Tellico Dam was completed in 1979, and the Little Tennessee River became Tellico Lake. Chota and Tanasi -- the town that gave Tennessee its name -- vanished beneath the surface. But before the flooding, the Chota townhouse site was deliberately raised above the reservoir's operating level and connected to the mainland by a causeway. The eight pillars of the Chota monument stand there now, managed by the Eastern Band of Cherokee Indians based in Cherokee, North Carolina. The monument is accessible from Highway 360 off Bacon Ferry Road. Each pillar bears the name of a Cherokee clan: Bird, Blue, Deer, Long Hair, Paint, Wild Potato, and Wolf.
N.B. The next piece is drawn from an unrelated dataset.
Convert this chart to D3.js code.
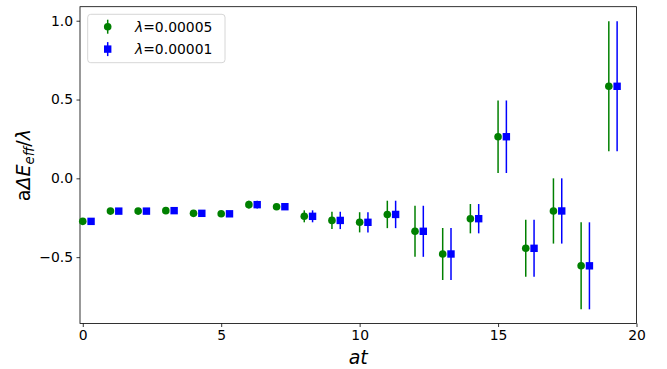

The eighth stands for the nation as a whole. Listed on the National Register of Historic Places, the site is a quiet place -- water lapping at the causeway, ridgelines pressing in from the south, the Smoky Mountains visible in the haze. Beneath the lake, the ground that once held a capital still holds its stories.
Located at 35.56°N, 84.13°W on Tellico Lake in Monroe County, Tennessee. From altitude, the lake fills the Little Tennessee River valley below, with the causeway and Chota monument visible as a small peninsula jutting into the water opposite Bacon's Bend. The site sits in the Appalachian Ridge-and-Valley region, flanked by steep wooded ridges to the south. The Great Smoky Mountains rise to the southeast and the Unicoi Mountains to the southwest. Nearby airports include Monroe County Airport (KMMI) in Madisonville, approximately 10nm southwest, and McGhee Tyson Airport (KTYS) in Knoxville, roughly 30nm northeast. The Tellico Dam is visible downstream. Look for the distinctive elongated shape of Tellico Lake threading through narrow valley terrain.